Formules cinglantes et répliques aigres : la première des deux journées d’été du Front de Gauche à Grenoble a vu croître la tension entre les deux leaders de cette alliance : Pierre Laurent (PCF) et Jean-Luc Mélenchon (PG), qui divergent sur l’attitude à adopter vis-à-vis du PS.
"Ils se reparleront...Aujourd’hui ? Je ne pense pas", a résumé Éric Coquerel, secrétaire national du PG, proche de l’ancien candidat FG à l ?Élysée.
Samedi, ce dernier, coprésident du Parti de Gauche, n’est apparu aux Estivales du FG que pour une table ronde sur l’OTAN.
Le reste de l’après-midi, il est resté cloîtré loin de la presse et du sénateur Laurent, secrétaire national du PCF.
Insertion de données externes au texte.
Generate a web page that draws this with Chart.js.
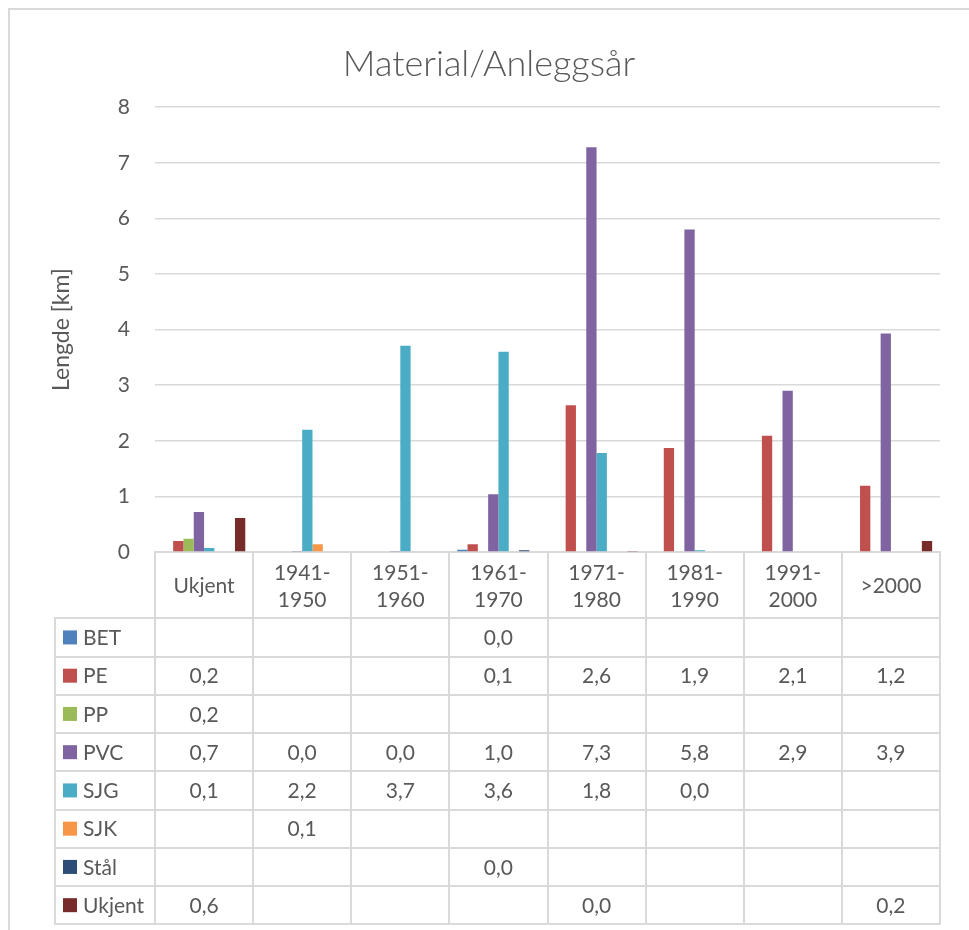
<!DOCTYPE html>
<html lang="no">
<head>
<meta charset="utf-8">
<title>Material/Anleggsår</title>
<script src="https://cdn.jsdelivr.net/npm/chart.js@4.4.1/dist/chart.umd.min.js"></script>
<style>
  html, body { margin: 0; padding: 0; background: #ffffff; }
  canvas { display: block; }
</style>
</head>
<body>
<canvas id="chart" width="969" height="930"></canvas>
<script>
// Anleggsperioder (kategorier på x-aksen)
const categories = ['Ukjent', '1941-1950', '1951-1960', '1961-1970', '1971-1980', '1981-1990', '1991-2000', '>2000'];

// Lengde i km per material og periode (null = ingen ledning)
const bet    = [null, null, null, 0.04, null, null, null, null];
const pe     = [0.20, null, null, 0.14, 2.64, 1.87, 2.09, 1.19];
const pp     = [0.24, null, null, null, null, null, null, null];
const pvc    = [0.72, 0.01, 0.02, 1.04, 7.28, 5.80, 2.90, 3.93];
const sjg    = [0.07, 2.20, 3.71, 3.60, 1.78, 0.03, null, null];
const sjk    = [null, 0.14, null, null, null, null, null, null];
const staal  = [null, null, null, 0.03, null, null, null, null];
const ukjent = [0.61, null, null, null, 0.01, null, null, 0.20];

const seriesNames = ['BET', 'PE', 'PP', 'PVC', 'SJG', 'SJK', 'Stål', 'Ukjent'];
const seriesData  = [bet, pe, pp, pvc, sjg, sjk, staal, ukjent];
const seriesColors = ['#4F81BD', '#C0504D', '#9BBB59', '#8064A2', '#4BACC6', '#F79646', '#2C4D75', '#772C2A'];

// Y-akse: 0 til 8 km, steg 1
const yMin = 0, yMax = 8, yStep = 1;

const TEXT = '#595959';
const GRID = '#d9d9d9';
const FONT = 'Lato, "Open Sans", sans-serif';
const HEADER_H = 66.3;   // høyde på raden med periodenavn
const ROW_H = 38.25;     // høyde på hver tabellrad
const LEGEND_LEFT = 55;  // venstre kant av forklaringskolonnen
const PAD_LEFT = 38;
const PLOT_LEFT = 155;

const fmt = v => v.toFixed(1).replace('.', ',');

// Tegner ramme, datatabell og forklaring under diagrammet
const dataTable = {
  id: 'dataTable',
  beforeDraw(chart) {
    const ctx = chart.ctx;
    ctx.save();
    ctx.strokeStyle = GRID;
    ctx.lineWidth = 2;
    ctx.beginPath();
    ctx.moveTo(9, chart.height);
    ctx.lineTo(9, 9);
    ctx.lineTo(chart.width, 9);
    ctx.stroke();
    ctx.restore();
  },
  afterDraw(chart) {
    const { ctx, chartArea, scales: { x } } = chart;
    const n = chart.data.labels.length;
    const step = (x.right - x.left) / n;
    const headTop = chartArea.bottom;
    const headBottom = headTop + HEADER_H;
    const datasets = chart.data.datasets;
    const tableBottom = headBottom + datasets.length * ROW_H;

    ctx.save();
    ctx.strokeStyle = GRID;
    ctx.lineWidth = 2;
    const line = (x1, y1, x2, y2) => {
      ctx.beginPath(); ctx.moveTo(x1, y1); ctx.lineTo(x2, y2); ctx.stroke();
    };
    for (let i = 0; i <= n; i++) {
      const px = Math.round(x.getPixelForValue(Math.min(i, n - 1)) + (i < n ? -step / 2 : step / 2));
      line(px, headTop, px, tableBottom);
    }
    line(LEGEND_LEFT, headBottom, LEGEND_LEFT, tableBottom);
    for (let r = 0; r <= datasets.length; r++) {
      const py = Math.round(headBottom + r * ROW_H);
      line(LEGEND_LEFT - 1, py, x.right + 1, py);
    }

    ctx.font = '21px ' + FONT;
    ctx.fillStyle = TEXT;
    ctx.textBaseline = 'middle';
    datasets.forEach((ds, r) => {
      const cy = headBottom + (r + 0.5) * ROW_H;
      ctx.fillStyle = ds.backgroundColor;
      ctx.fillRect(63, cy - 7, 14, 14);
      ctx.fillStyle = TEXT;
      ctx.textAlign = 'left';
      ctx.fillText(ds.label, 83, cy + 1);
      ctx.textAlign = 'center';
      ds.data.forEach((v, i) => {
        if (v === null) return;
        ctx.fillText(fmt(v), x.getPixelForValue(i), cy + 1);
      });
    });
    ctx.restore();
  }
};

new Chart(document.getElementById('chart'), {
  type: 'bar',
  data: {
    labels: categories,
    datasets: seriesNames.map((name, i) => ({
      label: name,
      data: seriesData[i],
      backgroundColor: seriesColors[i],
      borderWidth: 0,
      categoryPercentage: 0.84,
      barPercentage: 1.0
    }))
  },
  options: {
    responsive: false,
    animation: false,
    layout: { padding: { top: 10, left: PAD_LEFT, right: 29, bottom: 930 - 552 - HEADER_H } },
    plugins: {
      legend: { display: false },
      tooltip: { enabled: false },
      title: {
        display: true,
        text: 'Material/Anleggsår',
        color: TEXT,
        font: { family: FONT, size: 36, weight: 300 },
        padding: { top: 33, bottom: 21 }
      }
    },
    scales: {
      x: {
        grid: { display: false, drawTicks: false },
        border: { display: true, color: GRID, width: 2 },
        ticks: {
          color: TEXT,
          font: { family: FONT, size: 21, lineHeight: 1.3 },
          padding: 21,
          crossAlign: 'center',
          maxRotation: 0,
          autoSkip: false,
          callback: function (value) {
            const label = this.getLabelForValue(value);
            return label.includes('-') ? [label.split('-')[0] + '-', label.split('-')[1]] : label;
          }
        },
        afterFit(scale) { scale.height = HEADER_H; }
      },
      y: {
        min: yMin,
        max: yMax,
        grid: { color: GRID, lineWidth: 1.5, drawTicks: false },
        border: { display: false },
        ticks: {
          stepSize: yStep,
          color: TEXT,
          font: { family: FONT, size: 21 },
          padding: 25
        },
        title: {
          display: true,
          text: 'Lengde [km]',
          color: TEXT,
          font: { family: FONT, size: 23 },
          padding: { top: 10, bottom: 0 }
        },
        afterFit(scale) { scale.width = PLOT_LEFT - PAD_LEFT; }
      }
    }
  },
  plugins: [dataTable]
});
</script>
</body>
</html>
Origine de la crise ouverte entre les deux porte-parole du Front de gauche : une interview de Pierre Laurent au journal Libération mercredi dans laquelle il reprochait à Jean-Luc Mélenchon ses "invectives".
"Une faute politique", a tranché Éric Coquerel, "au moment où le Front de gauche réussissait bien sa rentrée", notamment sur le "thème de Valls", accusé par M. Mélenchon dans le JDD du 18 août, d’avoir été "contaminé" par les idées de Marine Le Pen.
La réponse de l’eurodéputé n’a pas tardé. Jeudi matin, lors des "Remue-Méninges" du PG, il lançait : "Depuis mon départ du PS, les dirigeants socialistes n’ont pas cessé un seul mois d’avoir recours à l’invective contre moi (...) Vous comprendrez que, dans ce contexte, j’ai si mal vécu que Pierre Laurent réponde de manière quasi instantanée, dans un garde-à-vous si impeccable, aux injonctions d’Harlem Désir"
Le soir, à la tribune, l’ancien socialiste rajoutait qu’on "ne gagne rien au rôle de tireur dans le dos".
"Inutilement blessant", a réagi Pierre Laurent à son arrivée samedi en fin de matinée au Estivales. "Le garde-à-vous ne fait pas partie de ma culture politique. les communistes ne sont au garde-à-vous devant personne".
Le chef des communistes était alors encore persuadé de "croiser" Jean-Luc Mélenchon dans la journée. "J’ai cru comprendre qu’il était un peu déçu, mais on va s’expliquer", a-t-il dit.
"Je suis dans l’état d’esprit de faire avancer le Front de gauche. La remarque sur le ton qui doit être le nôtre a vocation à nous rendre plus efficaces et plus performants", a argumenté le patron des communistes.
"Cette interview nous a posé un problème qui est un problème politique", rétorque Éric Coquerel, visiblement encore agacé.
"Nous souhaitons que Pierre (Laurent) revienne sur ses propos pour remettre les choses en marche", "le temps fera qu’il y aura des explications".
"Ce n’est pas neutre politiquement, quand le PS demande au PCF de se positionner, que le secrétaire général du PCF le fasse", a ajouté M. Coquerel.
Après les accusations de M. Mélenchon contre le ministre de l’Intérieur, mais aussi François Hollande, accusé d’avoir "plongé notre pays dans la déprime", le PS avait demandé au PCF de "se dissocier de ces propos et de ces outrances". Le porte-parole du PCF, Olivier Dartigolles, avait répondu que "l’outrance" était "plutôt du côté du ministre de l’Intérieur".
Ces tensions illustrent une divergence de stratégie pour les élections municipales de 2014. Le Parti de gauche prône une autonomie dans toutes les villes, alors que le PCF est associé au PS dans de nombreuses communes.
"Il y a eu d’autres moments de tension, on s’est toujours bien sortis de ces moments", assure Clémentine Autain de la FASE (Fédération pour une alternative sociale et écologique), une composante du Front de gauche.
Jusqu’à présent ces différends ne s’étaient encore jamais réglés par médias interposés, les deux hommes ayant toujours réussi à discuter.
Le FG a été constitué en 2009 pour les élections européennes. A la présidence de 2012, son champion Mélenchon avait réuni 11,1% des voix.